If we are going to go with the classical understandings of Jewish thought as found in Saadiah Gaon, the Kuzari, Maimonides and medieval Jewish anti-Christian polemics, the rejection of the Trinity and the Incarnation are critical parts of Judaism. A Judaism in which one cannot give a coherent reason for rejecting the Trinity and the Incarnation is one in which Jews might as well start lining up to the baptismal font. Yet we have Chabad rabbis nonchalantly throwing around arguments that are almost identical. Put it this way, if what Chabad believes about the nature of God and him being one unified entity with the sephirot and all human souls is not heresy then I do not know of any coherent argument against the acceptance of a classical Christian understanding of the Trinity and the Incarnation that will hold water for more than five minutes.

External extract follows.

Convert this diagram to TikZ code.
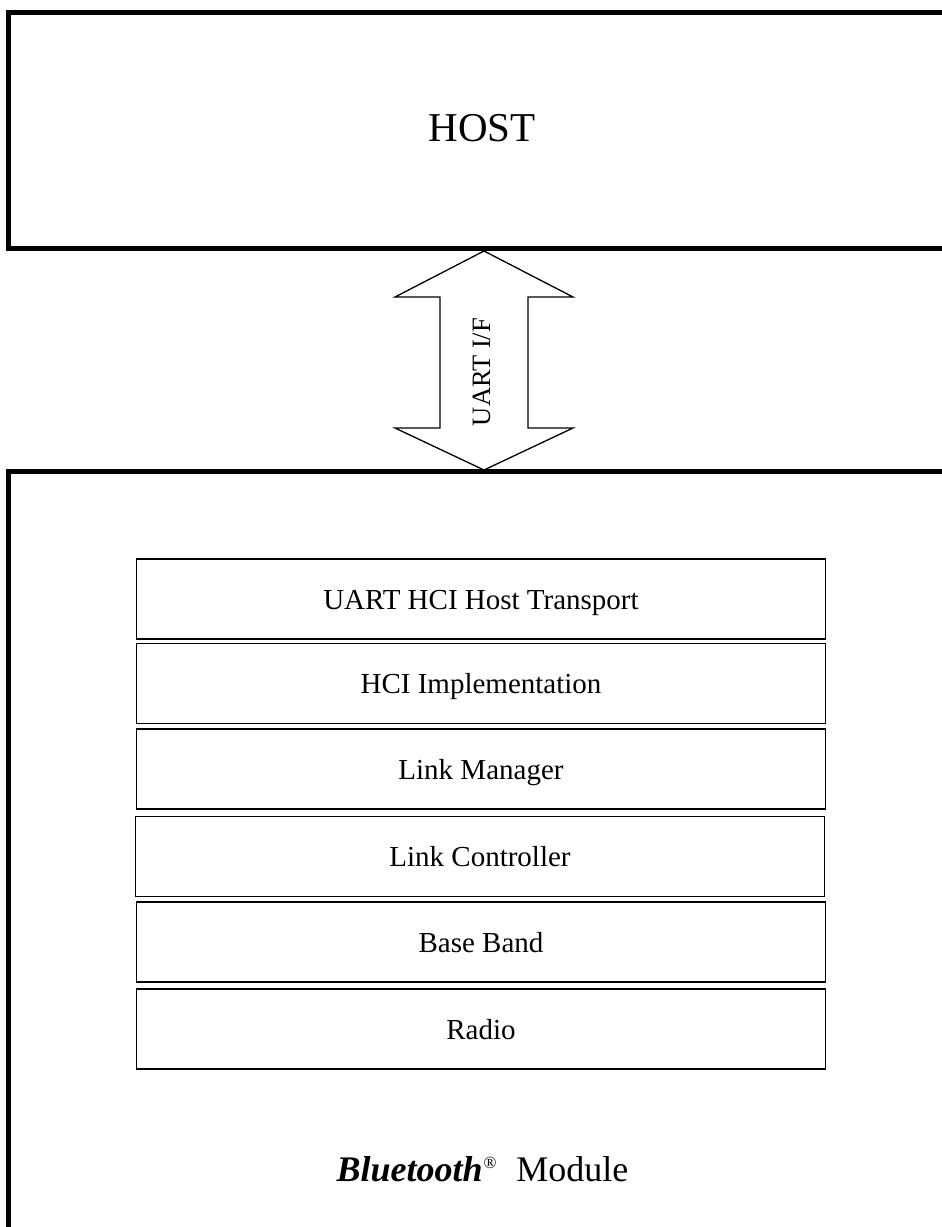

I know people who have or are in middle of converting to Judaism. Last I checked, unless you can give a straightforward NO to the question of whether you believe in the Trinity or the Incarnation with no equivocations or scholastic discourses, you will not be accepted for conversion. This applies equally to the most conservative Satmar court as it does to the Reform movement, making this one of the few things that the entire spectrum of Judaism actually agrees on. Prof. David Berger wishes to argue that Chabad is heresy because of the messianic beliefs held by many in the movement. In truth, it goes much further, into the fundamental doctrines of the movement found in Tanya.

The Lubavitchers that I know, I like and respect for the most part. Considering that I have been living outside of a major Jewish community, dealing with Lubavitch is sort of a practical necessity. I find the implications of Berger’s proposed ban too frightening to seriously consider. That being said, I must admit that it is a real problem.

Shabbos did not end here in the southern part of England until a quarter to eleven at night, so much for doing something on Saturday night. It must strange trying to raise children in such a situation. “Alright kids, go to bed now. Shabbos will be over when you get up in the morning.”